YOUR TASK |
From the first line of the data below through the line bearing "step_time = 2", reproduce each line exactly; do not include pictures.

DATASET EXCERPT |
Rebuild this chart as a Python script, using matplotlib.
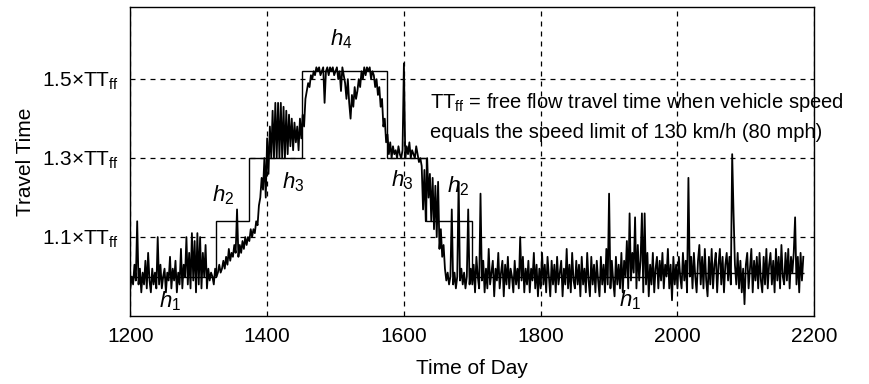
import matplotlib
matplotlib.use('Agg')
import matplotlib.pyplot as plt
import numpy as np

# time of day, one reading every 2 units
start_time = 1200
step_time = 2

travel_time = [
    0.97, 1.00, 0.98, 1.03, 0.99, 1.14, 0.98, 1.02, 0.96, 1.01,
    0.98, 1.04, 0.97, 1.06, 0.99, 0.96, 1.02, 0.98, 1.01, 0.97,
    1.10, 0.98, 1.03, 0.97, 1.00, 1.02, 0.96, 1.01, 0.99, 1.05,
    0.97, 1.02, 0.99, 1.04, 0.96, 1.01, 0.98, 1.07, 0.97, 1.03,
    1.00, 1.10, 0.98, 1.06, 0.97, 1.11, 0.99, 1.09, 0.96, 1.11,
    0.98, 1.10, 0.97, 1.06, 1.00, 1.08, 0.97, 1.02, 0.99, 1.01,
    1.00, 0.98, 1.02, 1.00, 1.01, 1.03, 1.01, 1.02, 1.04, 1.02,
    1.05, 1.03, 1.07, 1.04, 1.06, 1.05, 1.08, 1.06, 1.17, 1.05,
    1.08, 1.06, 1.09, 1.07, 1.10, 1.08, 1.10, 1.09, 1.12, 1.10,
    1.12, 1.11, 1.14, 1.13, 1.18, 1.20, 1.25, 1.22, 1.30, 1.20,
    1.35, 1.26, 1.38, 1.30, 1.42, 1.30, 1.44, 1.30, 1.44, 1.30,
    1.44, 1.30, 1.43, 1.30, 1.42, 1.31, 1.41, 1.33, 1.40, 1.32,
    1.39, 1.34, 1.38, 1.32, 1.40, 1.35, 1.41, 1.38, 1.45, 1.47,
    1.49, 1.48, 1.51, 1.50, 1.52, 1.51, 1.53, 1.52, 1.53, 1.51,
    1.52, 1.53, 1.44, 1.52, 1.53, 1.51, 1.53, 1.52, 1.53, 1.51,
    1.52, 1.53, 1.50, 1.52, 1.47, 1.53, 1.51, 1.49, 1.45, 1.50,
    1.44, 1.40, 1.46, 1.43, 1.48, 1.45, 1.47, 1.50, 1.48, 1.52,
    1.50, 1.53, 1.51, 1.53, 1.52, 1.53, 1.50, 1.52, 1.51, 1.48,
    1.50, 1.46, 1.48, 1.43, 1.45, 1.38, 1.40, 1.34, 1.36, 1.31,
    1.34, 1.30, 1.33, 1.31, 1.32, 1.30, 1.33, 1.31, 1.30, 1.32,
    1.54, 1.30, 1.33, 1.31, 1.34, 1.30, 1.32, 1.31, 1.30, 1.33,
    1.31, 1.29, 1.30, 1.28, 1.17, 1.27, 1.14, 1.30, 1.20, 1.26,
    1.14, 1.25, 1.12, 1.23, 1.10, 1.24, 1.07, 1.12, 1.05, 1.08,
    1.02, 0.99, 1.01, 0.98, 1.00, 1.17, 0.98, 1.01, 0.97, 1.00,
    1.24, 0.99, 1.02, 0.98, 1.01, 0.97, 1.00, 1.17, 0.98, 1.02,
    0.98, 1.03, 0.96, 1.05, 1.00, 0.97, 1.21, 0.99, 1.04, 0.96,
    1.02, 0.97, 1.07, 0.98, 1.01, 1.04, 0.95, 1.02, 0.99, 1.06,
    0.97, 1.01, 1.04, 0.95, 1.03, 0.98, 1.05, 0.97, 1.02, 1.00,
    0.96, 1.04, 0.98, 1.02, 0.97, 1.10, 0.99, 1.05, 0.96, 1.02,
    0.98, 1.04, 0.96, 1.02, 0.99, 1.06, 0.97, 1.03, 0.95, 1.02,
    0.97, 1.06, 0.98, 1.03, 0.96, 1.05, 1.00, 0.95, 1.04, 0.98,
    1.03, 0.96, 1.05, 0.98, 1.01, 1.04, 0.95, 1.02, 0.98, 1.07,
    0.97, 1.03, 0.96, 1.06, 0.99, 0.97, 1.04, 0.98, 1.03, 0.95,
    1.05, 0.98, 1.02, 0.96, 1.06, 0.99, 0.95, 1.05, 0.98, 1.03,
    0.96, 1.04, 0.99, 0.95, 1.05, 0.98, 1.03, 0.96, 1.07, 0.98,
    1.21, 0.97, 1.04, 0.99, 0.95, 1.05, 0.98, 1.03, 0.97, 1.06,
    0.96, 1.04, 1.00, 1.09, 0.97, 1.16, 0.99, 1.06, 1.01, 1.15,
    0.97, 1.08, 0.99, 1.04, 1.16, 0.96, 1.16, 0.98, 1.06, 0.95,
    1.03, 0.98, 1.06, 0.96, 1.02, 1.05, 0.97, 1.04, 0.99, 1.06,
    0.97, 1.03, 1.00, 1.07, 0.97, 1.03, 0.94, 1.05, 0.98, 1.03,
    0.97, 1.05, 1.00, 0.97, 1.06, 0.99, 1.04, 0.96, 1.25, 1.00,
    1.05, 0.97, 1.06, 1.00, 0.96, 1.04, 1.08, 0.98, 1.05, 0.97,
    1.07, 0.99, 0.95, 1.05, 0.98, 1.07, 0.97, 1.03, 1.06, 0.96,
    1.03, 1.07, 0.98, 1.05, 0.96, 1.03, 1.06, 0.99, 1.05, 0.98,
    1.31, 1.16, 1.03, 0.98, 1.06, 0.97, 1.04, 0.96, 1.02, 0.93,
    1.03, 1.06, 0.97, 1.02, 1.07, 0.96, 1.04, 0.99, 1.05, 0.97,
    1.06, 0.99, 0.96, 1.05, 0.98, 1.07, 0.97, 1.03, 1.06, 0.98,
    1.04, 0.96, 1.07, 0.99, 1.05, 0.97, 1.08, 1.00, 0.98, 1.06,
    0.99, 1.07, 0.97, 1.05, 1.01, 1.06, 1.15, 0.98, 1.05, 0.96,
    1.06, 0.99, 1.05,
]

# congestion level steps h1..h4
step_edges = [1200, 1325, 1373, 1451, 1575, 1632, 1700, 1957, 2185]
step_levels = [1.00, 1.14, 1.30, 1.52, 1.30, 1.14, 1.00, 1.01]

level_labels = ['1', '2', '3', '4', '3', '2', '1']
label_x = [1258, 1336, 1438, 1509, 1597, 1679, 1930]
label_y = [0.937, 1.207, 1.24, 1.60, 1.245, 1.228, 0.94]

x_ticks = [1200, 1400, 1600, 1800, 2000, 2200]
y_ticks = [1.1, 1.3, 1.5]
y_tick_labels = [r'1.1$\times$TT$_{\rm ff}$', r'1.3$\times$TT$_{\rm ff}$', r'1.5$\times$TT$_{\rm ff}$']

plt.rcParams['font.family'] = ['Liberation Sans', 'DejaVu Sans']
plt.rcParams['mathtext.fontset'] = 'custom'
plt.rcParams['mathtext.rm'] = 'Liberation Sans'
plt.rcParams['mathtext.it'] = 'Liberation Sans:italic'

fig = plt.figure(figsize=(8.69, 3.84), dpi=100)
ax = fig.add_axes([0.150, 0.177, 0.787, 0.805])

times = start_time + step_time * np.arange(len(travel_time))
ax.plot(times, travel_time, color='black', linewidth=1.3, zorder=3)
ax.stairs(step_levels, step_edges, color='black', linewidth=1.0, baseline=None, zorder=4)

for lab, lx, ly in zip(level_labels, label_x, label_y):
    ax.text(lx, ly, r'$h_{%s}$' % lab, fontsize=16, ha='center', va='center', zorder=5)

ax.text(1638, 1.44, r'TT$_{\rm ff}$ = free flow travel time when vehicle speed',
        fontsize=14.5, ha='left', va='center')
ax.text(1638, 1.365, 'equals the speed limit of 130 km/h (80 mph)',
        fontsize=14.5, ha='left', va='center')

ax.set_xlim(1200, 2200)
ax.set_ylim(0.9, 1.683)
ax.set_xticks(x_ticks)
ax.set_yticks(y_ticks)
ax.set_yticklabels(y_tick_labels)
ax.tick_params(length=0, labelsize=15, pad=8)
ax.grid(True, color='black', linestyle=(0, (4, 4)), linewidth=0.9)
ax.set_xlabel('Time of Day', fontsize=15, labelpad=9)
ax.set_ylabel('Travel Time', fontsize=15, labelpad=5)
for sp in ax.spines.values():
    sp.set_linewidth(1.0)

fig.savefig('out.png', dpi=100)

SOLVED PROBLEM |
Rebuild this chart as a Python script, using matplotlib.
import matplotlib
matplotlib.use('Agg')
import matplotlib.pyplot as plt
import numpy as np

# time of day, one reading every 2 units
start_time = 1200
step_time = 2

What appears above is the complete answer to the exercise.